To be done: In this exercise, the entries below include pictures. Repeat exactly the lines from the line with "What matplotlib code" to the line with "import numpy as np", including both, but without the pictures.

___ Exercise data

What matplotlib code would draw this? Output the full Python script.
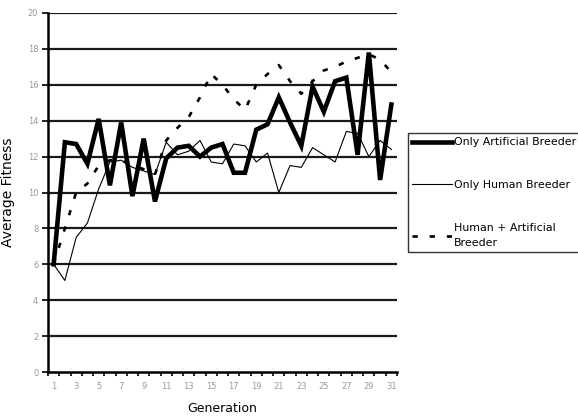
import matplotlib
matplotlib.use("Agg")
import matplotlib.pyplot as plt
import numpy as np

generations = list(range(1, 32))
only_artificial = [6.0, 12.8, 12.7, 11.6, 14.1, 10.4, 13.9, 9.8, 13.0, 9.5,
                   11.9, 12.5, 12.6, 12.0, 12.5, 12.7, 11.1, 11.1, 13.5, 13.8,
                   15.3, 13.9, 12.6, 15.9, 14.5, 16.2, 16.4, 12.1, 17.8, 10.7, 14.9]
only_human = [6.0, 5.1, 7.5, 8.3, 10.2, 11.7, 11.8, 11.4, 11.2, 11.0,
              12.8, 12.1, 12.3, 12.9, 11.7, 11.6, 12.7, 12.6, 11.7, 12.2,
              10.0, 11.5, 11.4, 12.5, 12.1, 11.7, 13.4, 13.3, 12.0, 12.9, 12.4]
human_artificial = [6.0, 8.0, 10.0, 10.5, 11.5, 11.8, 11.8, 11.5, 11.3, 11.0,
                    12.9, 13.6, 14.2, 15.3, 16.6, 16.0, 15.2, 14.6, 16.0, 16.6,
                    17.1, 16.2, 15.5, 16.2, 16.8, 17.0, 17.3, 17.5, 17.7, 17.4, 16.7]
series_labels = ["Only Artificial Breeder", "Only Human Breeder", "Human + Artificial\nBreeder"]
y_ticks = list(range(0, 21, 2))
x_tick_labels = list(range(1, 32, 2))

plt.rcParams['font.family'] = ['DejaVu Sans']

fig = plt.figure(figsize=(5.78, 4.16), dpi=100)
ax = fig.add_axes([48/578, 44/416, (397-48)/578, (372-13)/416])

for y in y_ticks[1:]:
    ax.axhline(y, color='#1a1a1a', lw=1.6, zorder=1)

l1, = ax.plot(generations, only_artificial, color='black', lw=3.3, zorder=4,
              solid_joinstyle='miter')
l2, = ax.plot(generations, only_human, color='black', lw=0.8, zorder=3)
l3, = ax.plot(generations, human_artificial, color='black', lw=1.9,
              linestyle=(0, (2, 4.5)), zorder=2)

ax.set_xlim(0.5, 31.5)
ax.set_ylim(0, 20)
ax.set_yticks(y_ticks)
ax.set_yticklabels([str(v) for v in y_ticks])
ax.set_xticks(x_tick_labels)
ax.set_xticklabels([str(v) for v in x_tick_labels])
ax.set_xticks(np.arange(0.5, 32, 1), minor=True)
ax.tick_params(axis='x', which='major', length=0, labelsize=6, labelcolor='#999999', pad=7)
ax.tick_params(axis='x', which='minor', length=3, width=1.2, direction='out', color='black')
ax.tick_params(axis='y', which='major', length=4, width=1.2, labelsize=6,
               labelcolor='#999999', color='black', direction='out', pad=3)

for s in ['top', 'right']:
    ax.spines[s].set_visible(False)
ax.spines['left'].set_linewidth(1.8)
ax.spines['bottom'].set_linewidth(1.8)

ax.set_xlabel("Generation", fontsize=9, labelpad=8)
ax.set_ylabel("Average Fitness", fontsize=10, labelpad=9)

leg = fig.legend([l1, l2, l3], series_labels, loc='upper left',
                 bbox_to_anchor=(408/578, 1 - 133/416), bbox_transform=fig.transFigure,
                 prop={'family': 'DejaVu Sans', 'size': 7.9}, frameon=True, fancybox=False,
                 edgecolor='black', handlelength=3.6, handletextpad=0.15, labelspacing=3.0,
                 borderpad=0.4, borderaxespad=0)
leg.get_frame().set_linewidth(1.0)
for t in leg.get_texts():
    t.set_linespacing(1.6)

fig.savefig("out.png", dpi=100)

______
___ Exercise data

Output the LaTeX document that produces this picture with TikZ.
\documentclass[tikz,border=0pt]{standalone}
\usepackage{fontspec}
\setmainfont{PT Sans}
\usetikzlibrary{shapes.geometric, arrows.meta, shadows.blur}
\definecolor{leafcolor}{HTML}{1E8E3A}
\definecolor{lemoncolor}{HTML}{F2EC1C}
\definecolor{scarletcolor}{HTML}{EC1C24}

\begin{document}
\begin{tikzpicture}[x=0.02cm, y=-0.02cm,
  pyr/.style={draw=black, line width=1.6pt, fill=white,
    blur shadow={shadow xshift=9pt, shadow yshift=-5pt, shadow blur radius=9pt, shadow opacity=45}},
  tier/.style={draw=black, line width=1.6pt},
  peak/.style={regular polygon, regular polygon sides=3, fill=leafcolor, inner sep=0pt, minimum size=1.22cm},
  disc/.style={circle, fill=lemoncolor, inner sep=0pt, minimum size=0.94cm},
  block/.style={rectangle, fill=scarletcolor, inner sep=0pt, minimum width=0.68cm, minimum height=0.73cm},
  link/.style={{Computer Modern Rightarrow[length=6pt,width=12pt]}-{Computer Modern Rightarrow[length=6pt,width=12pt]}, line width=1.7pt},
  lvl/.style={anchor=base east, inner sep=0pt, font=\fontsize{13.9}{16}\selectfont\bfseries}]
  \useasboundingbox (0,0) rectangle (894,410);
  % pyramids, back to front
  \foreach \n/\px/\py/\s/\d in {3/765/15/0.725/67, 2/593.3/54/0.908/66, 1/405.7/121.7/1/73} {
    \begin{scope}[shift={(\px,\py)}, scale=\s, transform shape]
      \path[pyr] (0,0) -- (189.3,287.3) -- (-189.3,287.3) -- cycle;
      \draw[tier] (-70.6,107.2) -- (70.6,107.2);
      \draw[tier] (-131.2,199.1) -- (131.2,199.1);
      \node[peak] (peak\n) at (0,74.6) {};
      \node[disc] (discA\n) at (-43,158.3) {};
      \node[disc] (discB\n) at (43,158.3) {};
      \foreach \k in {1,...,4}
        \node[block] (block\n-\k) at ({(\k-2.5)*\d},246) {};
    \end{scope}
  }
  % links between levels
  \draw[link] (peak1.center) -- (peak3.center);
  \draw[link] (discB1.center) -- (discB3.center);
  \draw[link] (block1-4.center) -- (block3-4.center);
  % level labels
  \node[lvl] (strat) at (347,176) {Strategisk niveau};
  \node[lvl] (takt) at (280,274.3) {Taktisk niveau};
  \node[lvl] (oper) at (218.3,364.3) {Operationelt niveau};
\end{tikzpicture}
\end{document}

______

Result of this task:
What matplotlib code would draw this? Output the full Python script.
import matplotlib
matplotlib.use("Agg")
import matplotlib.pyplot as plt
import numpy as np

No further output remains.